Risks and Challenges of Green Bond Investments
Despite their benefits, green bond investments are not without risks and challenges, which include:
- Greenwashing: Some issuers may label their bonds as “green” without meeting the required environmental criteria, leading to concerns about greenwashing and a lack of transparency in the market.
Green bonds are sometimes criticized for their limited effectiveness due to the absence of a universal certification system. Unlike traditional bonds with credit ratings, green bonds lack a standardized measure of their environmental impact. The Green Bond Principles provide some international guidelines, but conflicting standards at the national level further complicate the issue for investors.
- Limited Market Size: Although the green bond market in Southeast Asia has experienced significant growth, it remains relatively small compared to traditional bond markets, which may limit investment opportunities.
- Currency Risk: As green bonds are often issued in local currencies, investors may be exposed to currency risk, especially if they are investing in bonds from countries with volatile exchange rates.

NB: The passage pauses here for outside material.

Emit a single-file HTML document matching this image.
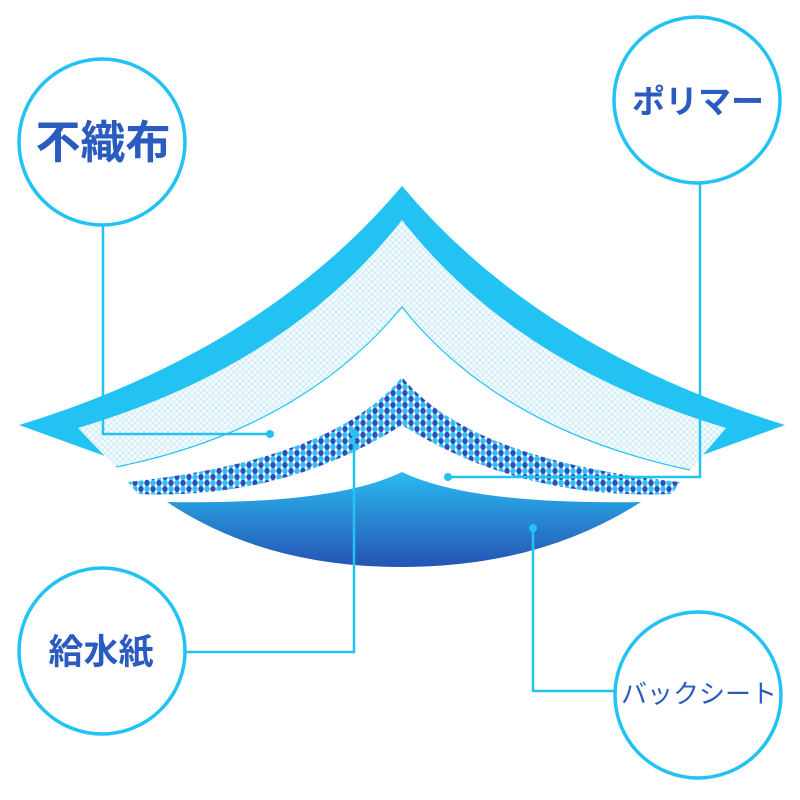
<!DOCTYPE html>
<html><head><meta charset="utf-8"><style>
html,body{margin:0;padding:0;background:#fff;}
svg{display:block;}
text{font-family:"Liberation Sans","Noto Sans CJK JP",sans-serif;fill:#2a5cc0;font-weight:bold;}
</style></head><body>
<svg width="800" height="800" viewBox="0 0 800 800" xmlns="http://www.w3.org/2000/svg">
<defs>
<pattern id="mesh" width="6" height="6" patternUnits="userSpaceOnUse">
<rect width="6" height="6" fill="#f4fbfe"/>
<path d="M0 0L6 6M6 0L0 6" stroke="#b8e6f7" stroke-width="0.6"/>
</pattern>
<pattern id="dots" width="12" height="12" patternUnits="userSpaceOnUse">
<rect width="12" height="12" fill="#fff"/>
<ellipse cx="3" cy="3" rx="2.7" ry="3.2" fill="#2a4fc0"/>
<ellipse cx="9" cy="9" rx="2.7" ry="3.2" fill="#2a4fc0"/>
<ellipse cx="9" cy="3" rx="2.7" ry="3.2" fill="#2fc2ee"/>
<ellipse cx="3" cy="9" rx="2.7" ry="3.2" fill="#2fc2ee"/>
</pattern>
<linearGradient id="blue" x1="0" y1="0" x2="0" y2="1">
<stop offset="0" stop-color="#2bbaf0"/>
<stop offset="1" stop-color="#2453b4"/>
</linearGradient>
</defs>

<path d="M402 186 Q540 350 785 425 L667 468 Q402 470 138 468 L19 425 Q264 350 402 186Z" fill="#22c3f3"/>
<path d="M402 220 Q515 365 726 428 L690 470 L118 470 L78 428 Q289 365 402 220Z" fill="url(#mesh)"/>
<path d="M402 307 Q500 430 690 470 L690 500 L116 500 L116 467 Q300 430 402 307Z" fill="#fff"/>
<path d="M116 467 Q300 430 402 307 Q500 430 690 470" fill="none" stroke="#22c3f3" stroke-width="1.2"/>
<path d="M402 377 Q470 460 680 482 L672 494 Q520 500 402 425 Q284 500 138 494 L128 482 Q334 460 402 377Z" fill="url(#dots)"/>
<path d="M402 472 Q470 505 641 502 Q540 567 402 567 Q264 567 167 502 Q334 505 402 472Z" fill="url(#blue)"/>

<g stroke="#22c3f3" stroke-width="2.5" fill="none">
<path d="M103 226 V434 H270"/>
<path d="M700 183 V477 H448"/>
<path d="M354 433 V652 H186"/>
<path d="M533 528 V691 H614"/>
</g>
<g fill="#22c3f3">
<circle cx="270" cy="434" r="4"/>
<circle cx="448" cy="477" r="4"/>
<circle cx="354" cy="433" r="4"/>
<circle cx="533" cy="528" r="4"/>
</g>

<g stroke="#22c3f3" stroke-width="3.5" fill="#fff">
<circle cx="102" cy="142" r="83"/>
<circle cx="697" cy="100" r="83"/>
<circle cx="102" cy="651" r="83"/>
<circle cx="698" cy="695" r="83"/>
</g>
<text x="103" y="158" font-size="45" text-anchor="middle">不織布</text>
<text x="698" y="113" font-size="33" text-anchor="middle">ポリマー</text>
<text x="101" y="664" font-size="35" text-anchor="middle">給水紙</text>
<text x="699" y="703" font-size="26" text-anchor="middle" style="font-weight:normal">バックシート</text>
</svg>
</body></html>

Green bonds present a unique opportunity for investors to contribute to sustainable development in Southeast Asia while enjoying the benefits of a new asset class. As the market continues to grow and mature, it is essential for governments, regulators, and market participants to work together to ensure transparency and combat greenwashing. With the right support and collaboration, green bonds can play a pivotal role in financing Southeast Asia’s transition to a sustainable future, one bond at a time.